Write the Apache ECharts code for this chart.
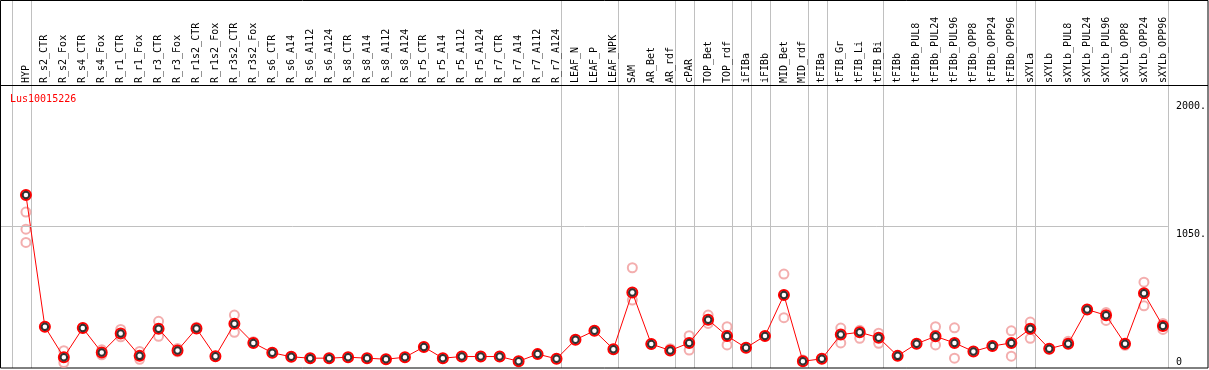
<!DOCTYPE html>
<html>
<head>
<meta charset="utf-8">
<script src="https://cdn.jsdelivr.net/npm/echarts@6/dist/echarts.min.js"></script>
<style>
html,body{margin:0;padding:0;background:#fff;}
#chart{width:1209px;height:370px;}
</style>
</head>
<body>
<div id="chart"></div>
<script>
var categories = ['HYP','R_s2_CTR','R_s2_Fox','R_s4_CTR','R_s4_Fox','R_r1_CTR','R_r1_Fox','R_r3_CTR','R_r3_Fox',
	'R_r1s2_CTR','R_r1s2_Fox','R_r3s2_CTR','R_r3s2_Fox','R_s6_CTR','R_s6_A14','R_s6_A112','R_s6_A124',
	'R_s8_CTR','R_s8_A14','R_s8_A112','R_s8_A124','R_r5_CTR','R_r5_A14','R_r5_A112','R_r5_A124',
	'R_r7_CTR','R_r7_A14','R_r7_A112','R_r7_A124','LEAF_N','LEAF_P','LEAF_NPK','SAM','AR_Bet','AR_rdf',
	'cPAR','TOP_Bet','TOP_rdf','iFIBa','iFIBb','MID_Bet','MID_rdf','tFIBa','tFIB_Gr','tFIB_Li','tFIB_Bi',
	'tFIBb','tFIBb_PUL8','tFIBb_PUL24','tFIBb_PUL96','tFIBb_OPP8','tFIBb_OPP24','tFIBb_OPP96',
	'sXYLa','sXYLb','sXYLb_PUL8','sXYLb_PUL24','sXYLb_PUL96','sXYLb_OPP8','sXYLb_OPP24','sXYLb_OPP96'];

// mean expression per sample
var means = [1283,306,80,296,115,256,90,291,130,
	293,88,328,186,113,83,73,73,
	80,73,65,80,156,73,85,85,
	85,50,103,68,210,276,140,561,178,130,
	186,358,238,150,238,541,50,68,248,265,225,
	90,180,235,186,123,163,186,
	291,143,180,434,391,180,554,311];

// single replicates
var replicates = [[1157,1030,932],[306],[128,40],[296],[135,98],[286,231],[123,65],[346,235],[145,120],
	[303],[88],[393,265],[195],[113],[83],[73],[73],
	[80],[73],[65],[80],[156],[73],[85],[85],
	[85],[50],[103],[68],[210],[276],[140],[744,504],[178],[143],
	[240,133],[393,331],[306,171],[150],[238],[697,373],[60],[68],[296,186],[280,220],[258,183],
	[90],[180],[306,171],[298,73],[123],[163],[276,88],
	[341,220],[143],[198],[434],[411,353],[168],[637,461],[331,286]];

// number of samples in each tissue group (separators between them)
var groups = [1,28,3,3,1,2,1,1,2,1,3,7,1,7];

var yLabelsTop = [1050,2000];
var yLabelsBottom = [0];
var geneName = 'Lus10015226';

var font = 'DejaVu Sans Mono';
var chart = echarts.init(document.getElementById('chart'));

var lineData = means.map(function(v,i){ return [i,v]; });
var repData = [];
replicates.forEach(function(arr,i){
	arr.forEach(function(v){ repData.push([i,v]); });
});
var idx = categories.map(function(c,i){ return i; });

var option = {
	animation: false,
	title: {
		text: geneName,
		left: 5, top: 89,
		textStyle: {color:'#ff0000', fontSize:10, fontWeight:'normal', fontFamily:font}
	},
	grid: {left:1, right:38, top:85, bottom:2},
	xAxis: [{
		type: 'value',
		position: 'top',
		min: -1.316, max: 60.263,
		axisLine: {show:false},
		axisTick: {show:false},
		splitLine: {show:false},
		axisLabel: {
			customValues: idx,
			rotate: 90,
			margin: 2,
			color: '#000',
			fontSize: 10,
			fontFamily: font,
			formatter: function(v){ return categories[v]; }
		}
	}],
	yAxis: [{
		type: 'value', position: 'right', min: 0, max: 2100,
		axisLine: {show:false}, axisTick: {show:false}, splitLine: {show:false},
		axisLabel: {customValues: yLabelsTop, verticalAlign:'top', margin:8, padding:[3,0,0,0], color:'#000',
			fontSize:10, fontFamily:font, formatter:function(v){ return v + '.'; }}
	},{
		type: 'value', position: 'right', min: 0, max: 2100,
		axisLine: {show:false}, axisTick: {show:false}, splitLine: {show:false},
		axisLabel: {customValues: yLabelsBottom, verticalAlign:'bottom', margin:8, padding:[0,0,1,0],
			color:'#000', fontSize:10, fontFamily:font}
	}],
	series: [{
		type: 'scatter',
		data: repData,
		symbol: 'emptyCircle',
		symbolSize: 9,
		itemStyle: {color:'#f09a9a', borderWidth:1.2},
		z: 2
	},{
		type: 'line',
		data: lineData,
		symbol: 'emptyCircle',
		symbolSize: 10,
		lineStyle: {color:'#ff0000', width:1},
		itemStyle: {color:'#ff0000', borderWidth:1.6},
		markLine: {
			silent: true, symbol: 'none', label: {show:false},
			lineStyle: {color:'#c0c0c0', type:'solid', width:1},
			data: [{yAxis:1050}]
		},
		z: 3
	},{
		type: 'scatter',
		data: lineData,
		symbol: 'emptyCircle',
		symbolSize: 6.5,
		itemStyle: {color:'#000', borderWidth:0.8},
		z: 4
	}]
};
chart.setOption(option);

// frame and group separators
var graphics = [];
var ends = [-1];
var acc = 0;
groups.forEach(function(n){ acc += n; ends.push(acc - 1); });
ends.forEach(function(e){
	var x = Math.round(chart.convertToPixel({xAxisIndex:0}, e + 0.25)) + 0.5;
	graphics.push({type:'line', z:-1, shape:{x1:x, y1:0, x2:x, y2:368},
		style:{stroke:'#c0c0c0', lineWidth:1}});
});
graphics.push({type:'rect', shape:{x:0.5, y:0.5, width:1207.5, height:367.5},
	style:{stroke:'#000', fill:'none', lineWidth:1}});
graphics.push({type:'line', shape:{x1:0, y1:85.5, x2:1208, y2:85.5},
	style:{stroke:'#000', lineWidth:1}});
chart.setOption({graphic: graphics});
</script>
</body>
</html>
====================
• Problem:
Set the listing down in full and exactly. Pictures within it should not appear in the copy.

• Written response:
Write the Apache ECharts code for this chart.
<!DOCTYPE html>
<html>
<head>
<meta charset="utf-8">
<script src="https://cdn.jsdelivr.net/npm/echarts@6/dist/echarts.min.js"></script>
<style>
html,body{margin:0;padding:0;background:#fff;}
#chart{width:1209px;height:370px;}
</style>
</head>
<body>
<div id="chart"></div>
<script>
var categories = ['HYP','R_s2_CTR','R_s2_Fox','R_s4_CTR','R_s4_Fox','R_r1_CTR','R_r1_Fox','R_r3_CTR','R_r3_Fox',
	'R_r1s2_CTR','R_r1s2_Fox','R_r3s2_CTR','R_r3s2_Fox','R_s6_CTR','R_s6_A14','R_s6_A112','R_s6_A124',
	'R_s8_CTR','R_s8_A14','R_s8_A112','R_s8_A124','R_r5_CTR','R_r5_A14','R_r5_A112','R_r5_A124',
	'R_r7_CTR','R_r7_A14','R_r7_A112','R_r7_A124','LEAF_N','LEAF_P','LEAF_NPK','SAM','AR_Bet','AR_rdf',
	'cPAR','TOP_Bet','TOP_rdf','iFIBa','iFIBb','MID_Bet','MID_rdf','tFIBa','tFIB_Gr','tFIB_Li','tFIB_Bi',
	'tFIBb','tFIBb_PUL8','tFIBb_PUL24','tFIBb_PUL96','tFIBb_OPP8','tFIBb_OPP24','tFIBb_OPP96',
	'sXYLa','sXYLb','sXYLb_PUL8','sXYLb_PUL24','sXYLb_PUL96','sXYLb_OPP8','sXYLb_OPP24','sXYLb_OPP96'];

// mean expression per sample
var means = [1283,306,80,296,115,256,90,291,130,
	293,88,328,186,113,83,73,73,
	80,73,65,80,156,73,85,85,
	85,50,103,68,210,276,140,561,178,130,
	186,358,238,150,238,541,50,68,248,265,225,
	90,180,235,186,123,163,186,
	291,143,180,434,391,180,554,311];

// single replicates
var replicates = [[1157,1030,932],[306],[128,40],[296],[135,98],[286,231],[123,65],[346,235],[145,120],
	[303],[88],[393,265],[195],[113],[83],[73],[73],
	[80],[73],[65],[80],[156],[73],[85],[85],
	[85],[50],[103],[68],[210],[276],[140],[744,504],[178],[143],
	[240,133],[393,331],[306,171],[150],[238],[697,373],[60],[68],[296,186],[280,220],[258,183],
	[90],[180],[306,171],[298,73],[123],[163],[276,88],
	[341,220],[143],[198],[434],[411,353],[168],[637,461],[331,286]];

// number of samples in each tissue group (separators between them)
var groups = [1,28,3,3,1,2,1,1,2,1,3,7,1,7];

var yLabelsTop = [1050,2000];
var yLabelsBottom = [0];
var geneName = 'Lus10015226';

var font = 'DejaVu Sans Mono';
var chart = echarts.init(document.getElementById('chart'));

var lineData = means.map(function(v,i){ return [i,v]; });
var repData = [];
replicates.forEach(function(arr,i){
	arr.forEach(function(v){ repData.push([i,v]); });
});
var idx = categories.map(function(c,i){ return i; });

var option = {
	animation: false,
	title: {
		text: geneName,
		left: 5, top: 89,
		textStyle: {color:'#ff0000', fontSize:10, fontWeight:'normal', fontFamily:font}
	},
	grid: {left:1, right:38, top:85, bottom:2},
	xAxis: [{
		type: 'value',
		position: 'top',
		min: -1.316, max: 60.263,
		axisLine: {show:false},
		axisTick: {show:false},
		splitLine: {show:false},
		axisLabel: {
			customValues: idx,
			rotate: 90,
			margin: 2,
			color: '#000',
			fontSize: 10,
			fontFamily: font,
			formatter: function(v){ return categories[v]; }
		}
	}],
	yAxis: [{
		type: 'value', position: 'right', min: 0, max: 2100,
		axisLine: {show:false}, axisTick: {show:false}, splitLine: {show:false},
		axisLabel: {customValues: yLabelsTop, verticalAlign:'top', margin:8, padding:[3,0,0,0], color:'#000',
			fontSize:10, fontFamily:font, formatter:function(v){ return v + '.'; }}
	},{
		type: 'value', position: 'right', min: 0, max: 2100,
		axisLine: {show:false}, axisTick: {show:false}, splitLine: {show:false},
		axisLabel: {customValues: yLabelsBottom, verticalAlign:'bottom', margin:8, padding:[0,0,1,0],
			color:'#000', fontSize:10, fontFamily:font}
	}],
	series: [{
		type: 'scatter',
		data: repData,
		symbol: 'emptyCircle',
		symbolSize: 9,
		itemStyle: {color:'#f09a9a', borderWidth:1.2},
		z: 2
	},{
		type: 'line',
		data: lineData,
		symbol: 'emptyCircle',
		symbolSize: 10,
		lineStyle: {color:'#ff0000', width:1},
		itemStyle: {color:'#ff0000', borderWidth:1.6},
		markLine: {
			silent: true, symbol: 'none', label: {show:false},
			lineStyle: {color:'#c0c0c0', type:'solid', width:1},
			data: [{yAxis:1050}]
		},
		z: 3
	},{
		type: 'scatter',
		data: lineData,
		symbol: 'emptyCircle',
		symbolSize: 6.5,
		itemStyle: {color:'#000', borderWidth:0.8},
		z: 4
	}]
};
chart.setOption(option);

// frame and group separators
var graphics = [];
var ends = [-1];
var acc = 0;
groups.forEach(function(n){ acc += n; ends.push(acc - 1); });
ends.forEach(function(e){
	var x = Math.round(chart.convertToPixel({xAxisIndex:0}, e + 0.25)) + 0.5;
	graphics.push({type:'line', z:-1, shape:{x1:x, y1:0, x2:x, y2:368},
		style:{stroke:'#c0c0c0', lineWidth:1}});
});
graphics.push({type:'rect', shape:{x:0.5, y:0.5, width:1207.5, height:367.5},
	style:{stroke:'#000', fill:'none', lineWidth:1}});
graphics.push({type:'line', shape:{x1:0, y1:85.5, x2:1208, y2:85.5},
	style:{stroke:'#000', lineWidth:1}});
chart.setOption({graphic: graphics});
</script>
</body>
</html>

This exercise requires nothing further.